╭─ DATA RECORDS
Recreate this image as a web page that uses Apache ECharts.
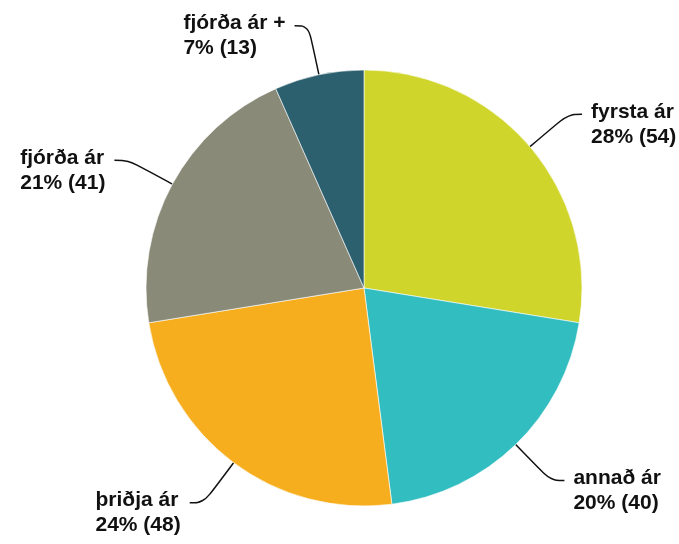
<!DOCTYPE html>
<html>
<head>
<meta charset="utf-8">
<script src="https://cdn.jsdelivr.net/npm/echarts@6/dist/echarts.min.js"></script>
<style>
  html, body { margin: 0; padding: 0; background: #ffffff; }
  #chart { width: 679px; height: 544px; }
</style>
</head>
<body>
<div id="chart"></div>
<script>
var categories = ['fyrsta ár', 'annað ár', 'þriðja ár', 'fjórða ár', 'fjórða ár +'];
var counts = [54, 40, 48, 41, 13];
var colors = ['#cfd52a', '#32bdc0', '#f6ae1f', '#8a8a79', '#2d606f'];

var chart = echarts.init(document.getElementById('chart'));

var option = {
  backgroundColor: '#ffffff',
  animation: false,
  color: colors,
  series: [{
    type: 'pie',
    center: [364, 288],
    radius: [0, 218],
    startAngle: 90,
    percentPrecision: 0,
    itemStyle: {
      borderColor: '#ffffff',
      borderWidth: 0.6
    },
    label: {
      show: true,
      position: 'outside',
      overflow: 'none',
      edgeDistance: 0,
      distanceToLabelLine: 9,
      padding: [20, 0, 0, 0],
      formatter: '{t|{b}}\n{t|{d}% ({c})}',
      rich: {
        t: {
          align: 'left',
          color: '#111111',
          fontFamily: 'Liberation Sans',
          fontWeight: 'bold',
          fontSize: 21,
          lineHeight: 25
        }
      }
    },
    labelLine: {
      show: true,
      length: 50,
      length2: 14,
      smooth: 0.4,
      lineStyle: { color: '#111111', width: 1.5 }
    },
    data: categories.map(function (name, i) {
      return { name: name, value: counts[i] };
    })
  }]
};

chart.setOption(option);
</script>
</body>
</html>
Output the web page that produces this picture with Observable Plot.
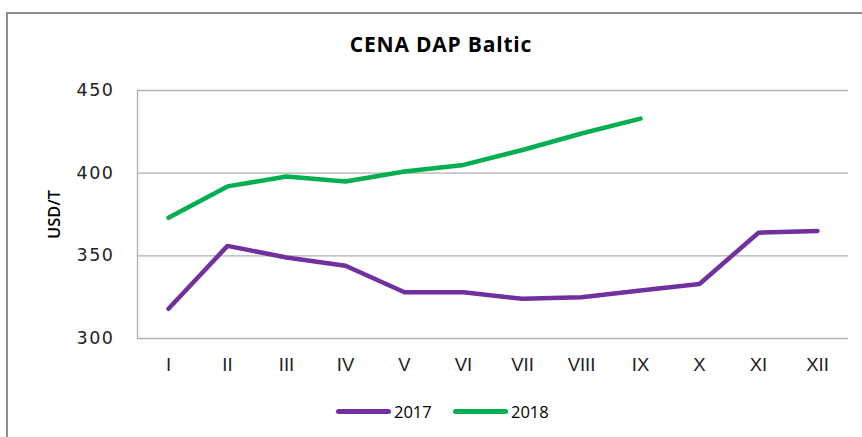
<!DOCTYPE html>
<html>
<head>
<meta charset="utf-8">
<script src="https://cdn.jsdelivr.net/npm/d3@7"></script>
<script src="https://cdn.jsdelivr.net/npm/@observablehq/plot@0.6"></script>
<style>
  html, body { margin: 0; padding: 0; background: #fff; }
  #wrap { position: relative; width: 862px; height: 437px; overflow: hidden; }
  #frame { position: absolute; left: 6px; top: 12px; width: 900px; height: 500px;
           border-left: 2px solid #8e8e8e; border-top: 2px solid #8e8e8e; }
  #title { position: absolute; left: 0; width: 882px; top: 30px; text-align: center;
           font: bold 21px "Open Sans", Lato, sans-serif; letter-spacing: 0.8px; color: #000; }
  #chart { position: absolute; left: 0; top: 0; }
  .leg { position: absolute; top: 400px; font: 16.5px "Open Sans", Lato, sans-serif; color: #000; }
  .sw { position: absolute; height: 5px; border-radius: 3px; top: 409px; }
  g[aria-label="y-axis tick label"] text { letter-spacing: 1.5px; }
</style>
</head>
<body>
<div id="wrap">
  <div id="frame"></div>
  <div id="chart"></div>
  <div id="title">CENA DAP Baltic</div>
  <div class="sw" style="left:336px;width:55px;background:#7030A0"></div>
  <div class="leg" style="left:394px">2017</div>
  <div class="sw" style="left:453px;width:55px;background:#00B050"></div>
  <div class="leg" style="left:511px">2018</div>
</div>
<script>
const months = ["I","II","III","IV","V","VI","VII","VIII","IX","X","XI","XII"];
const yTicks = [300, 350, 400, 450];
const values2017 = [318, 356, 349, 344, 328, 328, 324, 325, 329, 333, 364, 365];
const values2018 = [373, 392, 398, 395, 401, 405, 414, 424, 433];
const seriesNames = ["2017", "2018"];
const seriesColors = ["#7030A0", "#00B050"];

const rows = [
  ...values2017.map((v, i) => ({month: months[i], value: v, year: seriesNames[0]})),
  ...values2018.map((v, i) => ({month: months[i], value: v, year: seriesNames[1]}))
];

const chart = Plot.plot({
  width: 862,
  height: 437,
  marginLeft: 137,
  marginRight: 14,
  marginTop: 90,
  marginBottom: 99,
  style: {background: "transparent", overflow: "visible"},
  x: {type: "point", domain: months, padding: 0.5},
  y: {domain: [300, 450]},
  color: {domain: seriesNames, range: seriesColors},
  marks: [
    Plot.gridY(yTicks, {stroke: "#b0b0b0", strokeOpacity: 1, strokeWidth: 1.3}),
    Plot.frame({anchor: "left", stroke: "#b0b0b0", strokeWidth: 1.3}),
    Plot.axisY(yTicks, {tickSize: 0, tickPadding: 23, label: null,
      fontSize: 17.5, fontFamily: "DejaVu Sans", fill: "#222"}),
    Plot.axisX(months, {tickSize: 0, tickPadding: 19, label: null,
      fontSize: 18.5, fontFamily: "'Liberation Sans Narrow', 'Liberation Sans', sans-serif", fill: "#222"}),
    Plot.text(["USD/T"], {frameAnchor: "left", textAnchor: "middle", dx: -83, rotate: -90,
      fontSize: 16.5, fontWeight: 600, fontFamily: "'Open Sans', sans-serif", fill: "#000"}),
    Plot.lineY(rows, {x: "month", y: "value", z: "year", stroke: "year",
      strokeWidth: 4.5, strokeLinecap: "round", strokeLinejoin: "round"})
  ]
});
document.getElementById("chart").appendChild(chart);
</script>
</body>
</html>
╰─
*GOAL*: Print out the material word for word, omitting the pictures.

*EXPECTED ANSWER*:
Recreate this image as a web page that uses Apache ECharts.
<!DOCTYPE html>
<html>
<head>
<meta charset="utf-8">
<script src="https://cdn.jsdelivr.net/npm/echarts@6/dist/echarts.min.js"></script>
<style>
  html, body { margin: 0; padding: 0; background: #ffffff; }
  #chart { width: 679px; height: 544px; }
</style>
</head>
<body>
<div id="chart"></div>
<script>
var categories = ['fyrsta ár', 'annað ár', 'þriðja ár', 'fjórða ár', 'fjórða ár +'];
var counts = [54, 40, 48, 41, 13];
var colors = ['#cfd52a', '#32bdc0', '#f6ae1f', '#8a8a79', '#2d606f'];

var chart = echarts.init(document.getElementById('chart'));

var option = {
  backgroundColor: '#ffffff',
  animation: false,
  color: colors,
  series: [{
    type: 'pie',
    center: [364, 288],
    radius: [0, 218],
    startAngle: 90,
    percentPrecision: 0,
    itemStyle: {
      borderColor: '#ffffff',
      borderWidth: 0.6
    },
    label: {
      show: true,
      position: 'outside',
      overflow: 'none',
      edgeDistance: 0,
      distanceToLabelLine: 9,
      padding: [20, 0, 0, 0],
      formatter: '{t|{b}}\n{t|{d}% ({c})}',
      rich: {
        t: {
          align: 'left',
          color: '#111111',
          fontFamily: 'Liberation Sans',
          fontWeight: 'bold',
          fontSize: 21,
          lineHeight: 25
        }
      }
    },
    labelLine: {
      show: true,
      length: 50,
      length2: 14,
      smooth: 0.4,
      lineStyle: { color: '#111111', width: 1.5 }
    },
    data: categories.map(function (name, i) {
      return { name: name, value: counts[i] };
    })
  }]
};

chart.setOption(option);
</script>
</body>
</html>
Output the web page that produces this picture with Observable Plot.
<!DOCTYPE html>
<html>
<head>
<meta charset="utf-8">
<script src="https://cdn.jsdelivr.net/npm/d3@7"></script>
<script src="https://cdn.jsdelivr.net/npm/@observablehq/plot@0.6"></script>
<style>
  html, body { margin: 0; padding: 0; background: #fff; }
  #wrap { position: relative; width: 862px; height: 437px; overflow: hidden; }
  #frame { position: absolute; left: 6px; top: 12px; width: 900px; height: 500px;
           border-left: 2px solid #8e8e8e; border-top: 2px solid #8e8e8e; }
  #title { position: absolute; left: 0; width: 882px; top: 30px; text-align: center;
           font: bold 21px "Open Sans", Lato, sans-serif; letter-spacing: 0.8px; color: #000; }
  #chart { position: absolute; left: 0; top: 0; }
  .leg { position: absolute; top: 400px; font: 16.5px "Open Sans", Lato, sans-serif; color: #000; }
  .sw { position: absolute; height: 5px; border-radius: 3px; top: 409px; }
  g[aria-label="y-axis tick label"] text { letter-spacing: 1.5px; }
</style>
</head>
<body>
<div id="wrap">
  <div id="frame"></div>
  <div id="chart"></div>
  <div id="title">CENA DAP Baltic</div>
  <div class="sw" style="left:336px;width:55px;background:#7030A0"></div>
  <div class="leg" style="left:394px">2017</div>
  <div class="sw" style="left:453px;width:55px;background:#00B050"></div>
  <div class="leg" style="left:511px">2018</div>
</div>
<script>
const months = ["I","II","III","IV","V","VI","VII","VIII","IX","X","XI","XII"];
const yTicks = [300, 350, 400, 450];
const values2017 = [318, 356, 349, 344, 328, 328, 324, 325, 329, 333, 364, 365];
const values2018 = [373, 392, 398, 395, 401, 405, 414, 424, 433];
const seriesNames = ["2017", "2018"];
const seriesColors = ["#7030A0", "#00B050"];

const rows = [
  ...values2017.map((v, i) => ({month: months[i], value: v, year: seriesNames[0]})),
  ...values2018.map((v, i) => ({month: months[i], value: v, year: seriesNames[1]}))
];

const chart = Plot.plot({
  width: 862,
  height: 437,
  marginLeft: 137,
  marginRight: 14,
  marginTop: 90,
  marginBottom: 99,
  style: {background: "transparent", overflow: "visible"},
  x: {type: "point", domain: months, padding: 0.5},
  y: {domain: [300, 450]},
  color: {domain: seriesNames, range: seriesColors},
  marks: [
    Plot.gridY(yTicks, {stroke: "#b0b0b0", strokeOpacity: 1, strokeWidth: 1.3}),
    Plot.frame({anchor: "left", stroke: "#b0b0b0", strokeWidth: 1.3}),
    Plot.axisY(yTicks, {tickSize: 0, tickPadding: 23, label: null,
      fontSize: 17.5, fontFamily: "DejaVu Sans", fill: "#222"}),
    Plot.axisX(months, {tickSize: 0, tickPadding: 19, label: null,
      fontSize: 18.5, fontFamily: "'Liberation Sans Narrow', 'Liberation Sans', sans-serif", fill: "#222"}),
    Plot.text(["USD/T"], {frameAnchor: "left", textAnchor: "middle", dx: -83, rotate: -90,
      fontSize: 16.5, fontWeight: 600, fontFamily: "'Open Sans', sans-serif", fill: "#000"}),
    Plot.lineY(rows, {x: "month", y: "value", z: "year", stroke: "year",
      strokeWidth: 4.5, strokeLinecap: "round", strokeLinejoin: "round"})
  ]
});
document.getElementById("chart").appendChild(chart);
</script>
</body>
</html>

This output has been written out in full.